- Sleeve insignia
- Country: Austria-Hungary
- Service branch: Austro-Hungarian Navy
- Formation: 19th century
- Abolished: 1918
- Next higher rank: Korvettenkapitän
- Next lower rank: Fregattenleutnant
- Equivalent ranks: Hauptmann

= Linienschiffsleutnant =

Linienschiffsleutnant is a German language variant of the naval officer rank ship-of-the-line lieutenant. The rank is used by the Belgian Navy and formerly the Austro-Hungarian Navy.

==Austro-Hungary==

Linienschiffsleutnant (Sorhajóhadnagy) was an officer rank in the Austro-Hungarian Navy. It was equivalent to Hauptmann of the Austro-Hungarian Army, as well to Kapitänleutnant of the Imperial German Navy. More senior ranks in the Austro-Hungarian Navy had titles in line with their German equivalents.
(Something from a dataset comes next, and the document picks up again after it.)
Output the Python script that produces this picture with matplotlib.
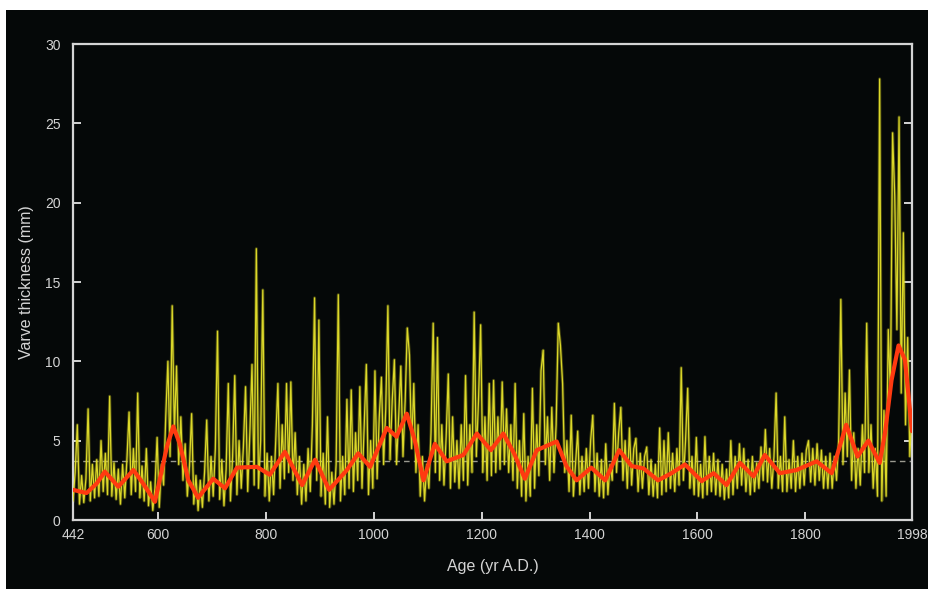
import matplotlib
matplotlib.use("Agg")
import matplotlib.pyplot as plt
from matplotlib.patches import Rectangle
import numpy as np

# ---------------- data ----------------
# annual varve thickness, sampled every 4 years starting at 442 A.D.
varve_start = 442
varve_step = 4
varve_mm = [
    # 442-538
    1.2, 3.0, 6.0, 1.0, 2.8, 1.1, 2.6, 7.0, 1.2, 3.5, 1.4, 3.8, 1.5, 5.0, 1.8, 4.2, 1.6, 7.8, 1.5, 3.6, 1.3, 3.2, 1.0, 3.5, 1.4,
    # 542-638
    3.8, 6.8, 1.6, 4.5, 1.8, 8.0, 1.4, 3.4, 1.2, 4.5, 0.9, 2.4, 0.6, 2.0, 5.2, 0.8, 3.5, 2.2, 6.5, 10.0, 4.0, 13.5, 5.5, 9.7, 3.5,
    # 642-738
    6.5, 2.5, 4.8, 1.5, 3.4, 6.7, 1.0, 2.8, 0.6, 2.5, 0.8, 3.0, 6.3, 1.2, 4.0, 1.5, 4.5, 11.9, 1.3, 3.8, 0.9, 3.2, 8.6, 1.2, 4.0,
    # 742-838
    9.1, 1.6, 5.0, 2.0, 4.6, 8.4, 1.8, 5.5, 9.8, 2.2, 17.1, 2.0, 5.0, 14.5, 1.5, 4.2, 1.2, 4.0, 1.6, 5.0, 8.6, 2.0, 6.0, 2.6, 8.6,
    # 842-938
    3.0, 8.7, 2.5, 5.5, 1.6, 4.0, 1.0, 3.5, 1.2, 4.5, 1.8, 6.0, 14.0, 2.5, 12.6, 1.5, 4.2, 1.0, 6.5, 0.8, 3.0, 1.0, 3.5, 14.2, 1.2,
    # 942-1038
    4.0, 1.6, 7.6, 2.0, 8.2, 1.8, 5.5, 2.5, 8.4, 2.0, 6.0, 9.8, 1.6, 5.0, 2.0, 9.4, 2.6, 6.5, 9.0, 3.5, 7.0, 13.5, 3.8, 7.5, 10.1,
    # 1042-1138
    3.5, 6.5, 9.7, 4.0, 7.5, 12.1, 10.4, 4.5, 8.6, 3.0, 6.0, 1.5, 4.0, 1.2, 3.5, 2.0, 5.5, 12.4, 3.0, 11.5, 2.5, 6.0, 2.2, 5.2, 9.2,
    # 1142-1238
    2.0, 6.5, 2.4, 5.0, 2.0, 6.0, 2.5, 9.1, 2.2, 6.0, 3.0, 13.1, 4.0, 7.5, 12.3, 3.0, 6.5, 2.5, 8.6, 2.8, 8.8, 3.0, 6.5, 3.2, 8.7,
    # 1242-1338
    3.5, 7.0, 3.0, 6.0, 2.5, 8.6, 2.0, 5.0, 1.5, 6.7, 1.2, 4.0, 1.5, 8.3, 2.0, 6.0, 2.8, 9.4, 10.7, 3.5, 6.5, 2.5, 7.1, 3.0, 6.0,
    # 1342-1438
    12.4, 11.0, 8.6, 3.0, 5.0, 1.8, 6.6, 1.5, 3.5, 5.6, 1.6, 4.0, 1.8, 4.5, 2.0, 5.0, 6.6, 1.8, 4.2, 1.5, 3.8, 1.4, 4.8, 1.6, 3.5,
    # 1442-1538
    2.5, 7.35, 3.0, 5.5, 7.1, 2.5, 5.0, 2.0, 5.8, 2.2, 4.5, 5.15, 1.8, 4.2, 2.0, 4.0, 4.6, 1.6, 3.8, 1.5, 3.5, 1.4, 5.8, 1.6, 5.0,
    # 1542-1638
    1.8, 5.5, 2.0, 4.2, 1.8, 4.5, 2.2, 9.6, 2.5, 5.0, 8.3, 2.0, 4.0, 1.6, 5.2, 1.5, 3.5, 1.4, 5.25, 1.6, 4.0, 1.8, 4.2, 1.6, 3.8,
    # 1642-1738
    1.5, 3.5, 1.3, 3.2, 1.4, 5.0, 1.6, 4.0, 2.0, 4.8, 2.2, 4.5, 1.8, 3.8, 1.6, 4.0, 1.8, 3.6, 2.0, 4.6, 2.5, 5.7, 2.4, 4.5, 2.0,
    # 1742-1838
    4.0, 8.0, 2.0, 4.0, 1.8, 6.5, 1.8, 3.8, 2.0, 5.0, 1.8, 4.0, 2.0, 4.2, 2.2, 4.4, 5.0, 2.4, 4.5, 2.2, 4.8, 2.5, 4.4, 2.0, 4.0,
    # 1842-1938
    2.0, 4.2, 2.0, 4.0, 2.5, 5.0, 13.9, 3.5, 8.0, 4.0, 9.45, 2.5, 5.5, 2.0, 4.5, 2.2, 6.0, 3.0, 12.4, 3.0, 6.0, 2.0, 4.5, 1.5, 27.8,
    # 1942-1998
    1.2, 6.9, 1.5, 12.0, 8.0, 24.4, 20.4, 12.0, 25.4, 8.0, 18.1, 6.0, 11.5, 4.0, 7.0,
]

# smoothed record (red curve)
smooth_years = [442, 467, 486, 501, 526, 554, 572, 594, 616, 628, 640, 656, 674, 702, 724,
                746, 783, 807, 835, 867, 891, 917, 950, 971, 993, 1024, 1042, 1061, 1076,
                1092, 1113, 1135, 1166, 1191, 1217, 1240, 1260, 1280, 1302, 1339, 1357,
                1376, 1403, 1429, 1455, 1478, 1500, 1527, 1552, 1577, 1608, 1630, 1654,
                1679, 1704, 1725, 1753, 1784, 1821, 1849, 1876, 1897, 1917, 1938, 1948,
                1960, 1973, 1985, 1998]
smooth_mm = [1.9, 1.7, 2.3, 3.05, 2.1, 3.15, 2.3, 1.15, 4.6, 5.9, 4.8, 2.5, 1.4, 2.6, 2.0,
             3.3, 3.35, 2.85, 4.3, 2.2, 3.8, 1.9, 3.15, 4.2, 3.35, 5.8, 5.25, 6.7, 5.0,
             2.5, 4.8, 3.7, 4.1, 5.45, 4.4, 5.45, 4.2, 2.6, 4.4, 4.95, 3.4,
             2.5, 3.3, 2.5, 4.4, 3.4, 3.25, 2.5, 2.95, 3.5, 2.45, 2.95, 2.2,
             3.6, 2.75, 4.1, 2.95, 3.15, 3.7, 2.95, 6.0, 4.0, 5.0, 3.6, 5.5,
             8.8, 11.0, 10.1, 5.6]

mean_mm = 3.75
x_ticks = [442, 600, 800, 1000, 1200, 1400, 1600, 1800, 1998]
y_ticks = [0, 5, 10, 15, 20, 25, 30]

varve_years = varve_start + varve_step * np.arange(len(varve_mm))

# ---------------- figure ----------------
fig = plt.figure(figsize=(9.34, 5.89), dpi=100, facecolor="white")
fig.patches.append(Rectangle((6 / 934, 0), 922 / 934, 579 / 589,
                             transform=fig.transFigure, facecolor="#050808",
                             edgecolor="none", zorder=-10))

ax = fig.add_axes([73 / 934, 69 / 589, 839 / 934, 476 / 589])
ax.set_zorder(5)
ax.set_facecolor("#050808")

fg = "#d4d4d4"
ax.axhline(mean_mm, color="#9a9a90", lw=1.0, ls=(0, (4, 3)), zorder=1)
ax.plot(varve_years, varve_mm, color="#c8c41c", lw=2.2, alpha=0.35, zorder=2)
ax.plot(varve_years, varve_mm, color="#dcd82a", lw=0.9, zorder=3)
ax.plot(smooth_years, smooth_mm, color="#ff3a10", lw=3.0, zorder=4,
        solid_joinstyle="round", solid_capstyle="round")

ax.set_xlim(442, 1998)
ax.set_ylim(0, 30)
ax.set_xticks(x_ticks)
ax.set_xticklabels([str(v) for v in x_ticks])
ax.set_yticks(y_ticks)
ax.set_yticklabels([str(v) for v in y_ticks])

for s in ax.spines.values():
    s.set_color(fg)
    s.set_linewidth(1.6)

ax.tick_params(axis="both", direction="in", length=6, width=1.4, color=fg,
               labelcolor=fg, labelsize=10)
ax.tick_params(axis="y", right=True, pad=9)
ax.tick_params(axis="x", pad=6)
for lab in ax.get_xticklabels() + ax.get_yticklabels():
    lab.set_family("Liberation Sans")

ax.set_xlabel("Age (yr A.D.)", color=fg, fontsize=11.5, family="Liberation Sans", labelpad=12)
ax.set_ylabel("Varve thickness (mm)", color=fg, fontsize=11.5, family="Liberation Sans", labelpad=8)

fig.savefig("out.png", dpi=100, facecolor="white")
The rank designation was used continuously in the Austria-Hungarian follow on countries Yugoslavia, Croatia, and Slovenia, as well as in the modern day's Austrian merchant navy.
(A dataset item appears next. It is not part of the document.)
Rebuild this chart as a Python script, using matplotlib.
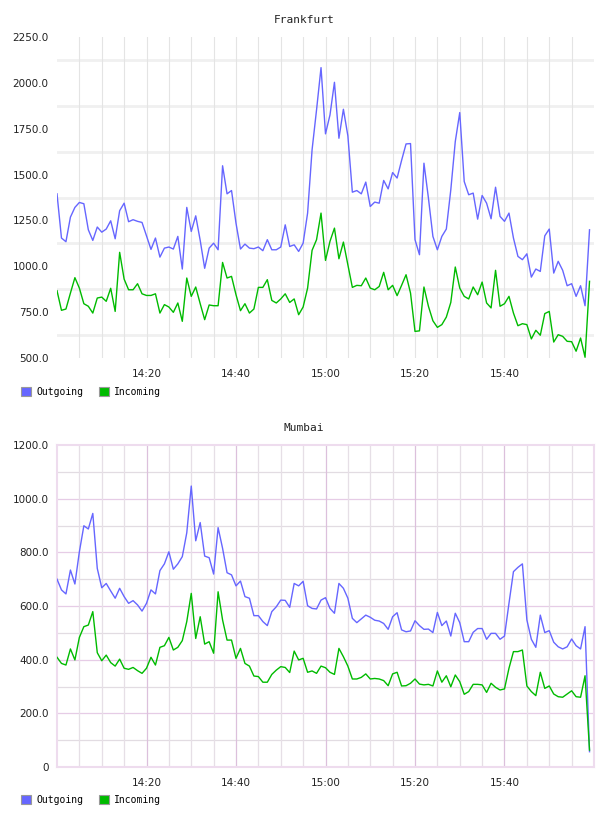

The rank name was selected in line to the division of war ships to specific ship categories early of the 19th century, e.g. corvette (Korvette), frigate (Fregatte), and to ship of the line (Linienschiff). In the Austro-Hungarian Navy the appropriate rank designations were derived as follows.
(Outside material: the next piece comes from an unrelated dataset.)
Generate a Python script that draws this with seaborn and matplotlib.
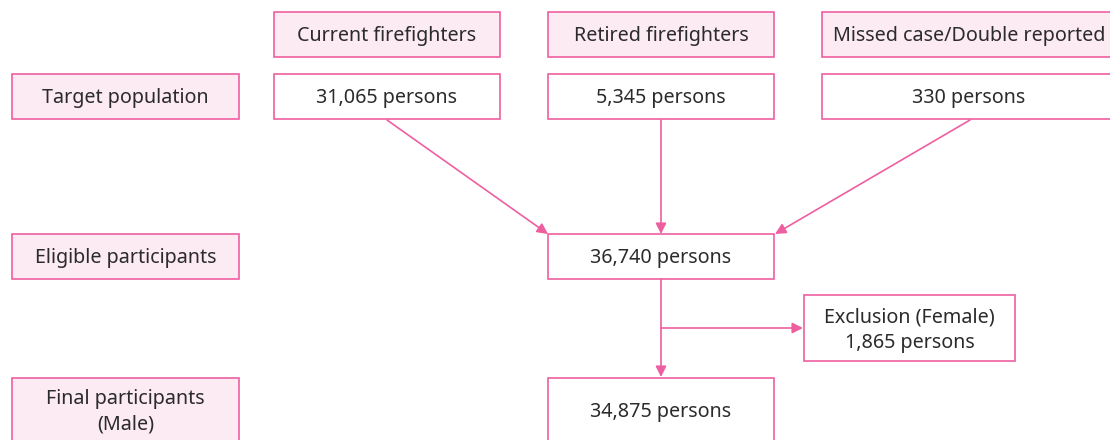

According to that systematic the rank designations to subaltern – or junior officers were derived as follows:

- Linienschiffsleutnant equivalent to Hauptmann
- Fregattenleutnant equivalent to Oberleutnant
- Korvettenleutnant equivalent to Leutnant

==Belgium==
Linienschiffsleutnant (Lieutenant de vaisseau; Luitenant-ter-zee) is a rank used by the Belgian Naval Component. It ranks directly above an Ensign and immediately below a Linienschiffsleutnant 1. klasse. It is equivalent to a captain in the Belgian Land Component, Air Component and Medical Component.